Hand sanitizer may be superior to hand washing when it comes to reducing sick days among young children in day care, a new study suggests.
Over the course of eight months, researchers in Spain studied the hand hygiene routines of more than 900 children aged 0-3 at two dozen day care centers.
The children were split into three groups: one group used hand sanitizer, one washed with soap and water, and the third group was given hand-washing advice at the beginning of the study but told to keep washing their hands the way they normally do.
By the end of the study period, respiratory infections had been the cause of 5,186 missed days at the day care centers. But children who had been educated about hand sanitizer had significantly fewer missed days of school, respiratory infections, and antibiotic prescriptions compared to kids in both of the other groups.
Children in the hand sanitizer group had 23 percent fewer respiratory infections -- as defined by the presence of symptoms like coughing, sneezing, congestion, and sore throat -- compared with kids in the third group. Kids in the soap-and-water group were 21 percent more likely to get an infection than those in the sanitizer group and 31 percent more likely to need antibiotics.
Respiratory infections common in day care centers
Respiratory infections have particularly serious risks to children younger than five, and the prevalence of these illnesses among children attending day care centers makes them a “major public health problem." These types of illnesses have also been linked with excessive antibiotic use, the researchers noted.
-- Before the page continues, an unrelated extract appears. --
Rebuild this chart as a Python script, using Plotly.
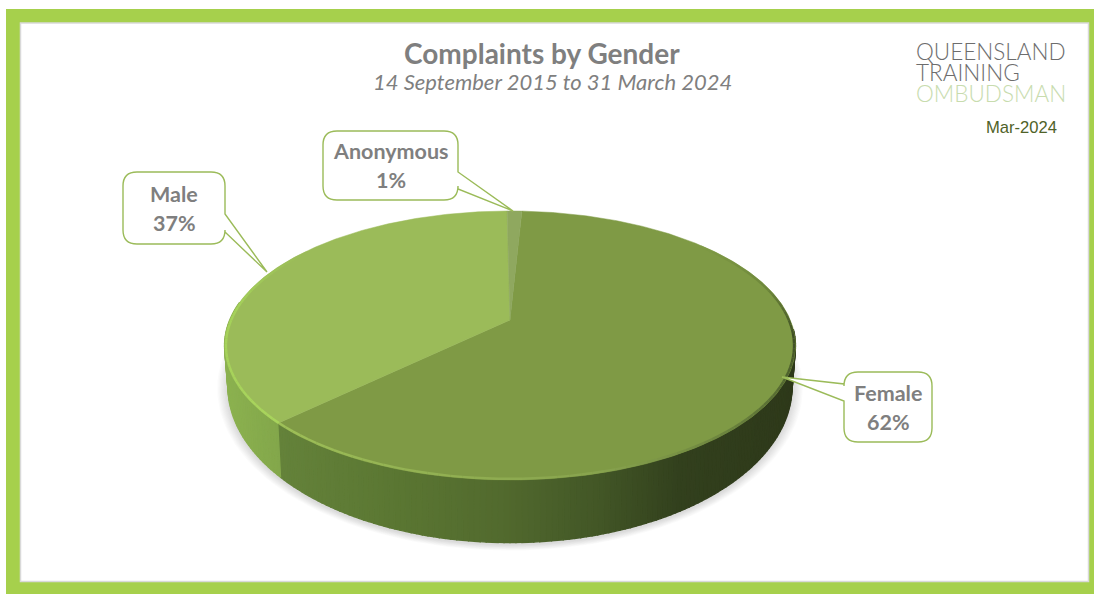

“There are studies in which researchers assess the impact of hand hygiene programs on infectious disease transmission reduction in schools and households,” the research team, led by Dr. Ernestina Azor-Martinez, wrote.
“However, there are few recent studies that reveal their effectiveness in day care centers, specifically, those in which researchers examine hand hygiene health education importance for day care staff and parents to reduce infection transmission in day care centers.”
Adult supervision necessary
In an interview with CNN, Janet Haas, director of epidemiology at Lenox Hill Hospital in New York, said that although the study was conducted in Spain, its findings are applicable in other locations.
"There is a place for alcohol hand sanitizers, and the public may not be aware of how effective they can be," Haas said. "I think people still think of them as 'if you can't get to a sink, this is second best,' but in this study, it showed that it was better than the soap and water hand-washing for this group."
However, experts stress that adult supervision is crucial when allowing children to use hand sanitizer. “The caveat here is that you can't have little kids putting that in their mouth and possibly getting alcohol intoxication,” Haas added.
The full study has been published in the journal Pediatrics.